The company is spending money to discover the truth. The founder’s job is to learn fast  enough before the money disappears. If they can’t learn, the capital is just funding denial. 

That’s why the best founder conversations often feel oddly practical. The real operators  usually want to talk about pricing, churn, hiring, margins, conversion, procurement and  customer behaviour — all the boring things that determine whether a business actually  lives. 

I’m naturally suspicious of founders who only want to talk about vision or about tomorrow. Vision matters. Of course it does. But vision is cheap. Execution is expensive. And the bridge between the two is founder quality. 

The irony is that VCs love to describe themselves as contrarian, but founder selection is  often deeply conventional. The ecosystem repeatedly backs the person who looks like a  founder, talks like a founder and has already been socially pre-approved by the room. 

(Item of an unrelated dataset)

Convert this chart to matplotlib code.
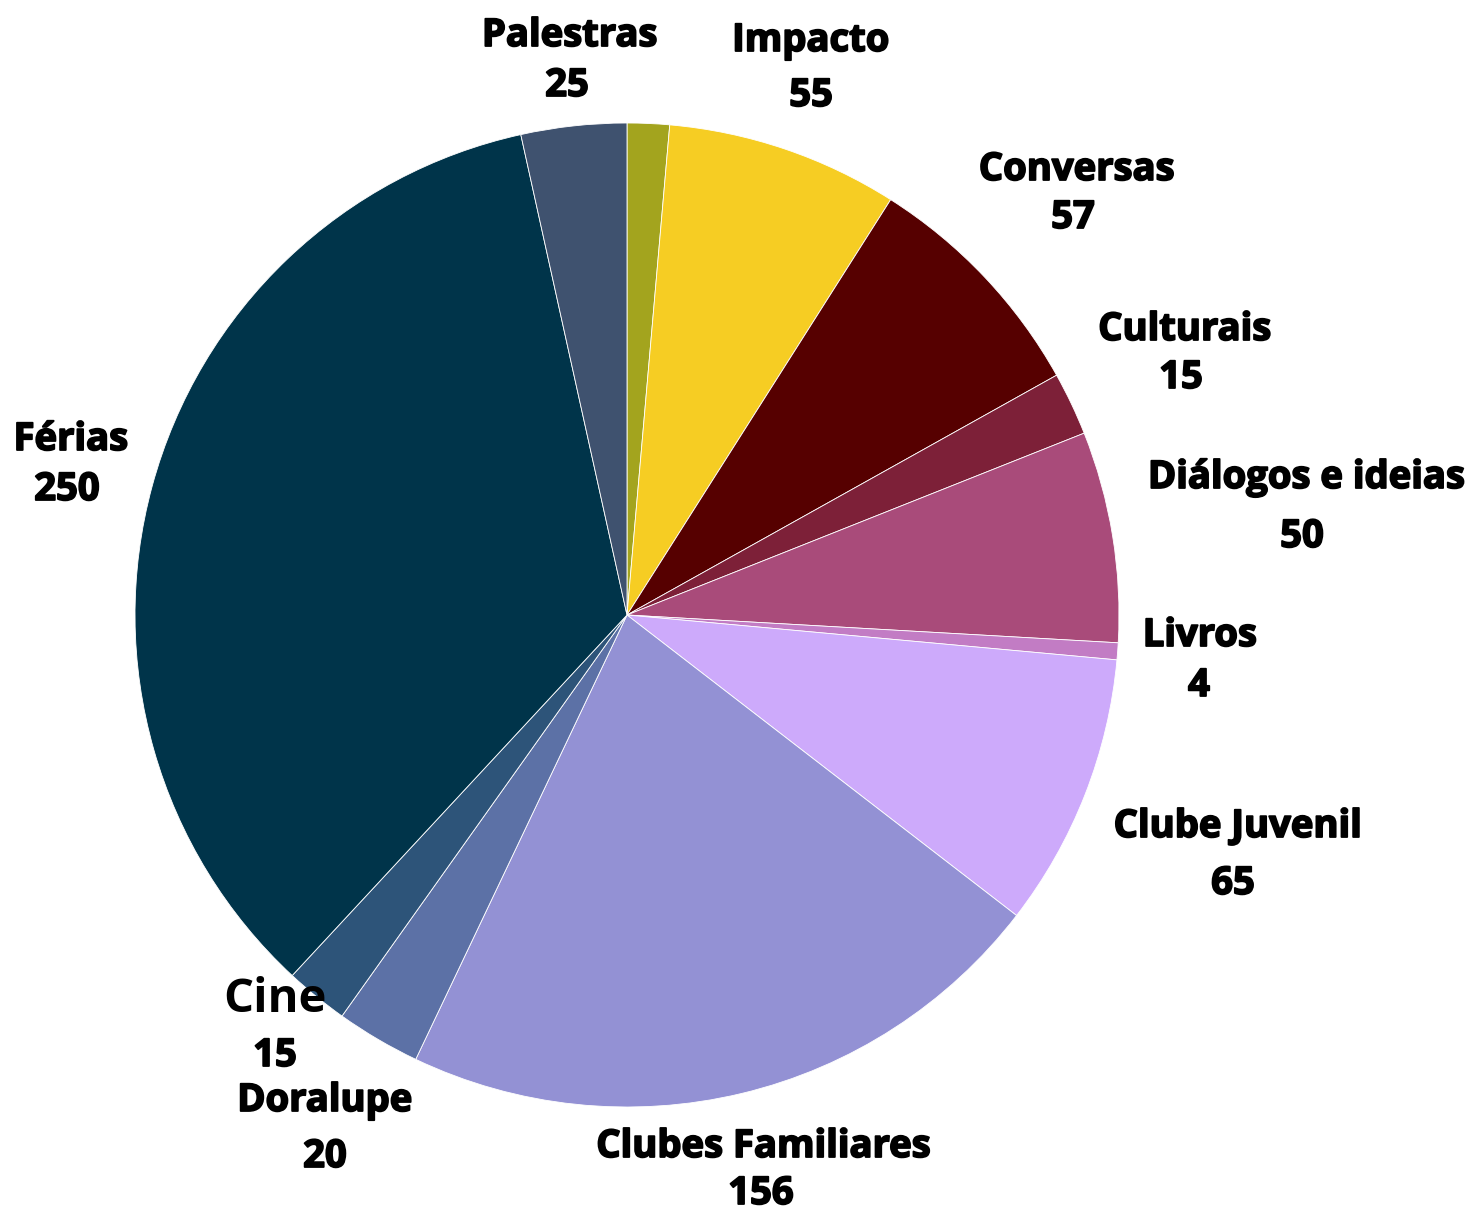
import matplotlib.pyplot as plt
import matplotlib.patheffects as pe

# fatias em sentido horario a partir do topo
nomes = ['', 'Impacto', 'Conversas', 'Culturais', 'Diálogos e ideias', 'Livros',
         'Clube Juvenil', 'Clubes Familiares', 'Doralupe', 'Cine', 'Férias', 'Palestras']
valores = [10, 55, 57, 15, 50, 4, 65, 156, 20, 15, 250, 25]
cores = ['#a3a41e', '#f6cd23', '#560000', '#7d2038', '#a94b7a', '#c27cc4',
         '#cdaafb', '#9391d4', '#5c71a6', '#2d5479', '#00344a', '#3f526f']

# posicoes dos rotulos (pixels da imagem: nome, valor)
pos_rotulos = {
    'Palestras': ((570, 36), (567, 86)),
    'Impacto': ((811, 41), (811, 96)),
    'Conversas': ((1077, 170), (1073, 218)),
    'Culturais': ((1185, 330), (1181, 378)),
    'Diálogos e ideias': ((1307, 478), (1302, 537)),
    'Livros': ((1200, 636), (1199, 686)),
    'Clube Juvenil': ((1238, 827), (1233, 884)),
    'Clubes Familiares': ((764, 1147), (761, 1194)),
    'Doralupe': ((325, 1101), (325, 1157)),
    'Cine': ((275, 1000), (275, 1056)),
    'Férias': ((71, 440), (67, 490)),
}

W, H = 1480, 1212
fig = plt.figure(figsize=(W / 100, H / 100), dpi=100)
ax = fig.add_axes([0, 0, 1, 1])

ax.pie(valores, colors=cores, startangle=90, counterclock=False,
       center=(627, H - 615), radius=492,
       wedgeprops={'edgecolor': 'white', 'linewidth': 0.6}, frame=True)
ax.set_xlim(0, W)
ax.set_ylim(0, H)
ax.set_aspect('equal')
ax.axis('off')

# contorno fino para imitar o Open Sans ExtraBold
grosso = [pe.withStroke(linewidth=1.3, foreground='black')]

for nome, v in zip(nomes, valores):
    if nome not in pos_rotulos:
        continue
    (nx, ny), (vx, vy) = pos_rotulos[nome]
    if nome == 'Cine':
        ax.text(nx, H - ny, nome, ha='center', va='center', color='black',
                family='Open Sans', weight='bold', fontsize=34)
    else:
        ax.text(nx, H - ny, nome, ha='center', va='center', color='black',
                family='Open Sans', weight='bold', fontsize=27.5, path_effects=grosso)
    ax.text(vx, H - vy, str(v), ha='center', va='center', color='black',
            family='Open Sans', weight='bold', fontsize=27.5, path_effects=grosso)

fig.savefig('out.png', dpi=100)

And if they are getting it wrong most of the time, I can only conclude that they’re not very  good at it 

Based on my experience, I like to spend as much time as I can with them, outside the  boardroom, the theatre of dreams, bullshit and hockey sticks. Socialise with them,  sometime in places outside their comfort zones, actually get to know them, what makes  them tick, etc. And I’ll get second opinions from people outside the VC community.  Because ultimately, startups are not built in pitch rooms. They are built in the long, messy  stretch that comes afterwards, when the money gets tight, the plan stops behaving,  customers disappoint you and reality starts punching holes through the story. 

That is when founder quality actually reveals itself. 

Not in the performance. In the response.

The founder’s worth backing are rarely the ones trying hardest to look like founders. They  are usually the ones obsessed with the problem, capable of learning, able to absorb  pressure without becoming delusional, and honest enough to confront bad news before it  kills them. 

VCs say they back founders. I believe them. 

I’m just not convinced enough of them really know what they’re looking at.